Na opheffing van vakbonden e.d. wordt gepoogd de leden via Nederlands Arbeidsfront, Landstand e.d. in nationaal-socialistisch vaarwater te brengen. De kerken werden gehinderd door censuur op gesproken en geschreven woord (spionage door Sicherheitsdienst); kerkelijke e.a. liefdadigheid trachtte men over te hevelen naar de Winterhulp.

Alles zonder veel succes: het politieke contact leefde ondergronds voort; kerkelijk verenigingsleven werd kerkelijk ingelast en bleef zo buiten het Commissariaat voor niet-commerciële verenigingen en stichtingen; de jeugd bleek vrijwel immuun; schoolbesturen hielden het been stijf. Dienstverplichting, arbeid in Duitsland, sterker jodenvervolging leidden december ’42 tot provinciale organisatie van de hulp aan onderduikers (L.O.).

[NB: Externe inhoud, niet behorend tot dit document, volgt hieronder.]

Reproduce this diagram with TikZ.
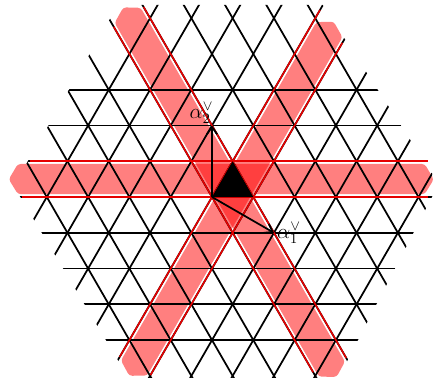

Een knokploeg (K.P.) had okt. ’42 al duizenden bonkaarten in Joure en Wommels geroofd. Na de Londense oproep om al wat de Duitse oorlogvoering steunen kon te weigeren, het protest der kerken tegen de slavenjacht (februari 1943), de verdediging der artsen van hun beroepsethiek volgt in mrt-apr. oprichting van de Fr. afdeling van het nationaal comité (N.C.), waarin verenigd L.O., K.P. en N.S.F. (nationaal steunfonds voor verzet en L.O.), en beroepsverzet (boeren, ambtenaren enz.).Mei 1943-sept. 1944 De proclamatie van nieuwe krijgsgevangenschap voor oud-militairen 29,4.1943 bracht de massale meistaking van vrijdag 30.4.-woensdag 5.5.43. Bij fusillades en schietpartijen vielen 19 man. Na de oproep der zgn. jaarklassen 1920-24 verdween 27.6 te Lwd. de registratie daarvan, evenals distributiebescheiden en bevolkingsregisters te Langweer, Pingjum, Temaard, Sint-Annaparochie, Bergum, Workum, Sneek. Verraad en arrestaties (Drachten, Sexbierum, Joure, Bolsward, Koudum, Dokkum) en een inval bij de Leeuwarder K.P. 15.7.1944 dwongen telkens tot hergroepering; toch kregen onderduikers in de L.O. districten (Lwd., Drachten, Dokkum, Sneek, Stiens) tot het eind geregeld hulp en bonnen; de illegale pers hield de verzetsgeest wakker. Ook ca. 245 geallieerde piloten werden verborgen of weggebracht.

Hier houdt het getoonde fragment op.